Even so, sociologists, software engineers, economists, policy analysts and others in nearly every field are jumping into the fray. And nowhere has big data been as transformative as it has been in finance.
Wall Street is all about information advantage. Every little bit could mean the difference between a bonanza or a devastating loss, and so big data is being fed into computers to power high-frequency trading algorithms — and directly to traders in every way imaginable.
Hedge funds are experimenting with scanning comments on Amazon product pages to try to predict sales. Banks are tallying job listings on Monster as an indicator of hiring. Investment firms are conducting computer analyses of the financial statements of public companies to search for signs of a bankruptcy.
Why wait for the government to release official numbers on auto sales, home sales and retail sales when the trends could be gleaned weeks or even months earlier by analyzing publicly available data online?
Five years ago, only 2 percent of investment firms were incorporating Twitter analysis and other forms of “unstructured” data into their trading decisions, according to a report by Adam Honore, a research director at Aite, a financial services consulting group based in Boston.
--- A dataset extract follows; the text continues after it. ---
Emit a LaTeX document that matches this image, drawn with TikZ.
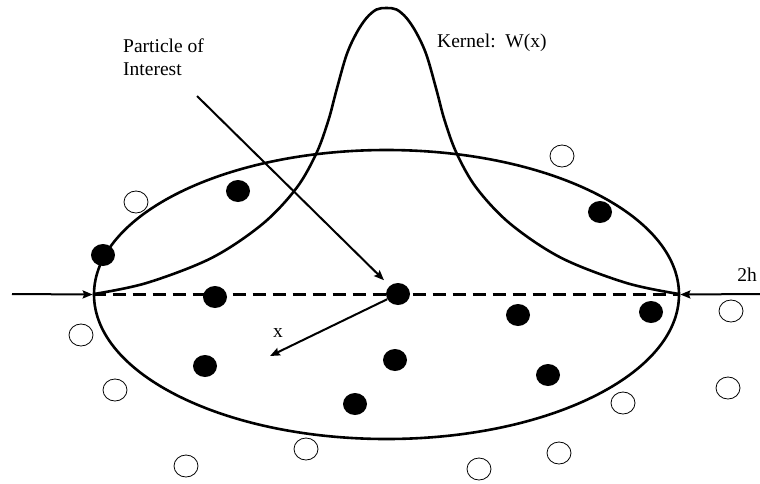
\documentclass[tikz,border=0pt]{standalone}
\usepackage{fontspec}
\setmainfont{Liberation Serif}
\usetikzlibrary{shapes.geometric,arrows.meta}
\begin{document}
\begin{tikzpicture}[x=1pt,y=-1pt,
  inside/.style={ellipse, fill=black, minimum width=24pt, minimum height=22pt, inner sep=0pt},
  outside/.style={ellipse, draw, line width=0.8pt, minimum width=24pt, minimum height=22pt, inner sep=0pt},
  arr/.style={line width=2pt, -{Stealth[length=10pt,width=8pt,inset=1.5pt]}},
  lbl/.style={font=\fontsize{19.5}{23}\selectfont, inner sep=0pt},
  thick line/.style={line width=2.6pt}]
\useasboundingbox (0,0) rectangle (760,483);
% support domain
\node[draw, thick line, ellipse, minimum width=585pt, minimum height=289pt, inner sep=0pt] (dom) at (386.5,294.5) {};
% kernel
\draw[thick line, line join=round] plot[smooth, tension=0.55] coordinates {
 (94,294) (146.5,283) (211.5,258) (262.5,224) (296.5,188) (316.5,153) (328.5,120)
 (336.5,90) (346.5,55) (356.5,33) (366.5,18) (376.5,9.5) (386.5,8) (396.5,9.5)
 (406.5,18) (416.5,33) (426.5,55) (436.5,90) (444.5,120) (456.5,153) (476.5,188)
 (510.5,224) (561.5,258) (626.5,283) (679,294)};
% diameter
\draw[line width=2.2pt, dash pattern=on 13pt off 7pt] (dom.west) -- (dom.east);
% particles inside
\node[inside] (p1) at (238,191) {};
\node[inside] (p2) at (103,255) {};
\node[inside] (p3) at (600,212) {};
\node[inside] (p4) at (215,297) {};
\node[inside] (p0) at (398,294) {};
\node[inside] (p6) at (518,315) {};
\node[inside] (p7) at (651,312) {};
\node[inside] (p8) at (205,366) {};
\node[inside] (p9) at (395,360) {};
\node[inside] (p10) at (355,404) {};
\node[inside] (p11) at (548,375) {};
% particles outside
\node[outside] (q1) at (136,202) {};
\node[outside] (q2) at (562,156) {};
\node[outside] (q3) at (81,335) {};
\node[outside] (q4) at (115,390) {};
\node[outside] (q5) at (186,466) {};
\node[outside] (q6) at (306,449) {};
\node[outside] (q7) at (623,403) {};
\node[outside] (q8) at (559,453) {};
\node[outside] (q9) at (479,469) {};
\node[outside] (q10) at (731,311) {};
\node[outside] (q11) at (728,388) {};
% labels
\node[lbl, anchor=base west, align=left] (poi) at (123,75) {Particle of\\Interest};
\node[lbl, anchor=base west] (kern) at (437,47) {Kernel:\ \ W(x)};
\node[lbl] (twoh) at (747,275) {2h};
\node[lbl] (xl) at (278,333) {x};
% arrows
\coordinate (poistart) at (197,96);
\coordinate (lstart) at (12,294);
\coordinate (rstart) at (760,294);
\coordinate (xend) at (270,356);
\draw[arr, shorten >=8pt] (poistart) -- (p0);
\draw[arr] (p0) -- (xend);
\draw[arr] (lstart) -- (dom.west);
\draw[arr] (rstart) -- (dom.east);
\end{tikzpicture}
\end{document}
By 2010, the share of companies experimenting with this technology jumped to 35 percent. Today, Honore said, that number is closer to 50 percent.
“Big data is fundamentally changing how we trade,” Honore said.
‘Data in motion’
Richard Tibbetts, chief technology officer at StreamBase, a Lexington, Mass., company that provides tools for analyzing large amounts of data, calls it “examining data in motion.” The trick is to be able to find the digital smoke signals amid all the other stuff. Traders who were analyzing Twitter for unusual activity, for instance, were able to get the news of Osama bin Laden’s death and a massacre in Norway hours before the information was officially confirmed, giving them a significant jump on their colleagues who learned of the events through traditional news sources.
“The new generation of trader expects to have dozens of tools at their fingertips instead of just a Bloomberg terminal,” Tibbetts said.
Hawtin began experimenting with trading on a social-media sentiment algorithm in the spring of 2011, tapping $40 million from his now-closed hedge fund. He has repeatedly warned potential investors that there is a high level of risk. “It’s a very new area we don’t fully understand yet,” he said. But the interest in his project was so great that in April he began offering his technology to retail investors.
In addition to its efforts to gauge the collective mood of the world, the company now examines messages on Twitter, Facebook and other social-media outlets to create measures for individual stocks and commodities.
On a recent weekday, Hawtin was studying his global sentiment monitor when he noticed something troubling, a surge in anxiety after two days of relative calm.
After deliberating for a few minutes, he decided it was too early to take any action. If the anxiety continued to trend up the following day, he said, he would probably start selling.
“There’s a delay between how you’re feeling about your economic situation and having that sentiment turned into a decision like buying or selling a stock or adjusting your portfolio,” he said.
The numbers support Hawtin’s strategy — at least so far. His investors beat the main London stock index by seven-fold in the first quarter of this year.
But programs such as Hawtin’s are only as good as the data being entered, and a growing backlash against big data may threaten the flow of that information.
Privacy concerns
Companies and governments are pushing the envelope in the use and reuse of data in ways not originally intended, and privacy groups are pushing back. Even the basic definition of personal data varies widely from one country to another, making it unclear how it can be used. The regulatory framework has not caught up with the technology.
Tim Berners-Lee, a founder of the World Wide Web, has become so concerned about the misuse of personal information by companies and governments that he has warned people to be cautious about what they put online. The data sets are so large that they are normally analyzed in aggregate, but privacy advocates worry that information can still be tied to individuals.
Civil liberties groups have sued to stop a U.S. government program that monitors social media data for national security threats, arguing that it could be used to unjustly label people as bad credit risks — or even terrorists — and chill free speech.
There is also the danger of what scholars call information asymmetry, where certain parties have an unfair advantage because they have better information than others — a phenomenon that some have argued shakes the foundation of a market economy.
“It increases opportunities for those who are already richer and disadvantages those that are poor,” said Jay Stanley, a lawyer with the American Civil Liberties Union in Washington.
Beyond the civil liberties issue, data streams can be manipulated. You can spam Twitter streams with positive words about a stock to make it look as if there is a groundswell of optimism about the company. Or you can use the same techniques to try to sink a stock.
Vagelis Hristidis, an associate professor of computer science at the University of California at Riverside, is the lead author of a paper detailing another investment strategy based on Twitter. During a four-month simulation, his approach outperformed other baseline strategies and indexes, including the Dow Jones industrial average, by between 1.4 percent and 11 percent.
“A model that predicts the stock market,” Hristidis said, “can only be successful as long as people don’t know about it.”